• [Stated exercise] Leaving out every picture, copy the lines of the data exactly, from the first through the line containing "plt.rcParams['lines.scale_dashes'] = False".

• [Collected data]
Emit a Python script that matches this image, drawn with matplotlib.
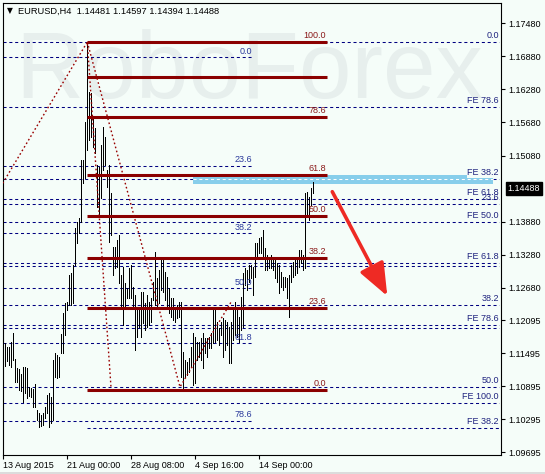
import numpy as np
import matplotlib.pyplot as plt
from matplotlib.patches import Rectangle, FancyArrowPatch

plt.rcParams['font.family'] = ['Liberation Sans', 'DejaVu Sans']
plt.rcParams['lines.scale_dashes'] = False

# H4 bars, 13 Aug 2015 .. 18 Sep 2015 (high / low)
bar_high = [1.11497, 1.11678, 1.11606, 1.11606, 1.11697, 1.11860, 1.11388, 1.11225, 1.11207, 1.11116,
            1.11243, 1.11243, 1.11225, 1.10880, 1.10862, 1.10844, 1.10934, 1.10463, 1.10408, 1.10372,
            1.10408, 1.10517, 1.10735, 1.10771, 1.10699, 1.11370, 1.11497, 1.11461, 1.11424, 1.11842,
            1.12223, 1.12404, 1.12422, 1.12912, 1.12949, 1.13094, 1.13765, 1.13874, 1.13947, 1.14999,
            1.14999, 1.15689, 1.17141, 1.16233, 1.16215, 1.15780, 1.15580, 1.14909, 1.14872, 1.15272,
            1.15598, 1.15417, 1.14818, 1.14909, 1.14400, 1.13421, 1.13421, 1.13548, 1.13638, 1.12912,
            1.13058, 1.12767, 1.12677, 1.13040, 1.13094, 1.12695, 1.12550, 1.12277, 1.12277, 1.12604,
            1.12604, 1.12404, 1.12550, 1.12422, 1.12495, 1.12785, 1.13330, 1.12858, 1.13003, 1.13221,
            1.13203, 1.12967, 1.12876, 1.12677, 1.12495, 1.12495, 1.12332, 1.12368, 1.12422, 1.12422,
            1.11515, 1.11370, 1.11334, 1.11406, 1.11606, 1.11860, 1.11787, 1.11697, 1.11697, 1.11769,
            1.11860, 1.11769, 1.11769, 1.11787, 1.11860, 1.12277, 1.12314, 1.12060, 1.11951, 1.12060,
            1.12132, 1.12096, 1.12060, 1.11969, 1.12060, 1.12332, 1.12422, 1.12277, 1.12150, 1.12513,
            1.12949, 1.13040, 1.13003, 1.13094, 1.13094, 1.13058, 1.13493, 1.13493, 1.13584, 1.13602,
            1.13729, 1.13402, 1.13275, 1.13239, 1.13275, 1.13239, 1.13185, 1.13130, 1.13094, 1.12967,
            1.12876, 1.12876, 1.12858, 1.12912, 1.13094, 1.13148, 1.13185, 1.13239, 1.13366, 1.13366,
            1.13275, 1.14400, 1.14419, 1.14328, 1.14491, 1.14597]
bar_low = [1.10898, 1.11261, 1.11352, 1.11279, 1.11243, 1.11370, 1.10971, 1.10971, 1.10826, 1.10807,
           1.10608, 1.10771, 1.10680, 1.10717, 1.10699, 1.10517, 1.10517, 1.10281, 1.10154, 1.10172,
           1.10190, 1.10317, 1.10408, 1.10154, 1.10227, 1.10281, 1.11061, 1.11043, 1.11061, 1.11497,
           1.11497, 1.11824, 1.12277, 1.12368, 1.12368, 1.12404, 1.13094, 1.13493, 1.13675, 1.13874,
           1.14582, 1.14673, 1.15181, 1.15362, 1.15417, 1.15235, 1.15126, 1.14146, 1.13965, 1.14310,
           1.14818, 1.14909, 1.14509, 1.13511, 1.13638, 1.12912, 1.13040, 1.13058, 1.12767, 1.12332,
           1.12005, 1.12332, 1.12495, 1.12495, 1.12495, 1.12314, 1.11551, 1.11787, 1.11969, 1.11787,
           1.12041, 1.11914, 1.11969, 1.12005, 1.12060, 1.12459, 1.12368, 1.12332, 1.12404, 1.12640,
           1.12604, 1.12459, 1.12332, 1.12223, 1.12150, 1.12096, 1.12060, 1.12132, 1.12150, 1.11061,
           1.10844, 1.11061, 1.11098, 1.11152, 1.11243, 1.10916, 1.10953, 1.11370, 1.11424, 1.11370,
           1.11225, 1.11497, 1.11424, 1.11588, 1.11588, 1.11678, 1.11697, 1.11733, 1.11642, 1.11824,
           1.11424, 1.11551, 1.11642, 1.11316, 1.11316, 1.11733, 1.11824, 1.11787, 1.11697, 1.11914,
           1.11969, 1.12731, 1.12640, 1.12785, 1.12858, 1.12550, 1.12876, 1.13221, 1.13312, 1.13312,
           1.13239, 1.13003, 1.13003, 1.13040, 1.13040, 1.13003, 1.12858, 1.12785, 1.12586, 1.12695,
           1.12640, 1.12695, 1.12495, 1.12150, 1.12785, 1.12876, 1.12912, 1.12949, 1.13058, 1.13130,
           1.13003, 1.13040, 1.13965, 1.13910, 1.14183, 1.14394]

date_ticks = [0, 32, 64, 96, 128]
date_labels = ['13 Aug 2015', '21 Aug 00:00', '28 Aug 08:00', '4 Sep 16:00', '14 Sep 00:00']
price_ticks = [1.17480, 1.16880, 1.16280, 1.15680, 1.15080, 1.13880, 1.13280,
               1.12680, 1.12095, 1.11495, 1.10895, 1.10295, 1.09695]
last_price = 1.14488

# fibo retracement (solid dark red)
fibo_levels = [1.17141, 1.16506, 1.15785, 1.14733, 1.13983, 1.13226, 1.12314, 1.10831]
fibo_labels = ['100.0', '', '78.6', '61.8', '50.0', '38.2', '23.6', '0.0']
# short dashed retracement (left part)
mid_levels = [1.16863, 1.14890, 1.13669, 1.12671, 1.11673, 1.10268]
mid_labels = ['0.0', '23.6', '38.2', '50.0', '61.8', '78.6']
# long dashed levels with labels at right
right_levels = [1.17135, 1.15967, 1.14649, 1.14286, 1.14201, 1.13874, 1.13125, 1.13081,
                1.12368, 1.12005, 1.11956, 1.10875, 1.10584, 1.10131]
right_labels = ['0.0', 'FE 78.6', 'FE 38.2', 'FE 61.8', '23.6', 'FE 50.0', 'FE 61.8', '',
                '38.2', 'FE 78.6', '', '50.0', 'FE 100.0', 'FE 38.2']
right_start = [-0.3] * 13 + [42]

# zigzag (dotted) lines
zz_x = [[-0.3, 42, 53.85], [42, 88.35, 114.35]]
zz_y = [[1.14577, 1.17141, 1.10875], [1.17141, 1.10880, 1.12450]]

# target zone and arrow
zone_x = [95, 244.7]
zone_y = [1.14560, 1.14723]
arrow_from = (164.5, 1.14424)
arrow_to = (192, 1.12531)

bg = '#F5FDF9'
navy = '#000080'
dark_red = '#8B0000'

fig = plt.figure(figsize=(5.45, 4.74), dpi=100)
fig.patch.set_facecolor(bg)
ax = fig.add_axes([2.7 / 545, 19 / 474, 498.6 / 545, 452.3 / 474])
ax.set_facecolor(bg)
ax.set_xlim(-0.3, 249)
ax.set_ylim(1.09646, 1.17854)

# watermark
ax.text(0.025, 0.79, 'RoboForex', transform=ax.transAxes, fontsize=68,
        color='#E7EFED', ha='left', va='baseline', zorder=0)

dash = (0, (2.2, 2.0))
ax.hlines(mid_levels, -0.3, 124.35, colors=navy, linestyles=[dash], lw=0.75, zorder=1)
ax.hlines(right_levels, right_start, 247.85, colors=navy, linestyles=[dash], lw=0.75, zorder=1)

ax.add_patch(Rectangle((zone_x[0], zone_y[0]), zone_x[1] - zone_x[0], zone_y[1] - zone_y[0],
                       facecolor='#87CEEB', edgecolor='none', zorder=2))
ax.hlines(right_levels[2], zone_x[0], zone_x[1], colors='white', linestyles=[dash], lw=0.75, zorder=2.5)

idx = np.arange(len(bar_high))
ax.vlines(idx, bar_low, bar_high, colors='black', lw=0.68, antialiased=False, zorder=3)

ax.hlines(fibo_levels, 42, 161.7, colors=dark_red, lw=2.2, zorder=4)
for xs, ys in zip(zz_x, zz_y):
    ax.plot(xs, ys, color='#990000', lw=1.0, linestyle=(0, (1.2, 1.8)), zorder=4)

fs = 6.5
for p, lab in zip(fibo_levels, fibo_labels):
    ax.annotate(lab, (161.5, p), xytext=(0, 1.2), textcoords='offset points',
                ha='right', va='bottom', color='#8B1A1A', fontsize=fs, zorder=5)
for p, lab in zip(mid_levels, mid_labels):
    ax.annotate(lab, (124.3, p), xytext=(0, 1.2), textcoords='offset points',
                ha='right', va='bottom', color='#2B3A9C', fontsize=fs, zorder=5)
for p, lab in zip(right_levels, right_labels):
    box = None
    if lab == 'FE 38.2' and p > 1.12:
        box = dict(facecolor=bg, edgecolor='none', pad=0.6)
    ax.annotate(lab, (247.8, p), xytext=(0, 1.5), textcoords='offset points',
                ha='right', va='bottom', color='#1F237F', fontsize=fs, zorder=5, bbox=box)

arr = FancyArrowPatch(arrow_from, arrow_to, arrowstyle='-|>,head_length=2.0,head_width=0.8',
                      mutation_scale=10, lw=2.6, color='#EE2A24', shrinkA=0, shrinkB=0, zorder=6)
ax.add_patch(arr)

# axes
for s in ax.spines.values():
    s.set_color('black')
    s.set_linewidth(0.8)
ax.yaxis.tick_right()
ax.set_yticks(price_ticks)
ax.set_yticklabels(['%.5f' % v for v in price_ticks])
ax.set_xticks(date_ticks)
ax.set_xticklabels(date_labels)
ax.tick_params(axis='y', direction='out', length=3, width=0.8, pad=2, labelsize=fs, colors='black')
ax.tick_params(axis='x', direction='out', length=3, width=0.8, pad=1.5, labelsize=fs, colors='black')
for lab in ax.get_xticklabels():
    lab.set_horizontalalignment('left')

ax.annotate('%.5f' % last_price, (1.0, last_price), xycoords=ax.get_yaxis_transform(),
            xytext=(4.5, 0), textcoords='offset points', ha='left', va='center',
            color='white', fontsize=fs, annotation_clip=False,
            bbox=dict(facecolor='black', edgecolor='black', pad=1.4))

fig.text(7 / 545, 1 - 11 / 474, '\u25bc', fontsize=5.5, ha='left', va='center',
         family='DejaVu Sans', color='black')
fig.text(18 / 545, 1 - 11 / 474, 'EURUSD,H4  1.14481 1.14597 1.14394 1.14488',
         fontsize=6.7, ha='left', va='center', color='black')

fig.add_artist(Rectangle((0, 0), 1, 2.5 / 474, transform=fig.transFigure,
                         facecolor='#DCDCDC', edgecolor='none'))

fig.savefig('out.png', dpi=100, facecolor=bg)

• [Task result]
Emit a Python script that matches this image, drawn with matplotlib.
import numpy as np
import matplotlib.pyplot as plt
from matplotlib.patches import Rectangle, FancyArrowPatch

plt.rcParams['font.family'] = ['Liberation Sans', 'DejaVu Sans']
plt.rcParams['lines.scale_dashes'] = False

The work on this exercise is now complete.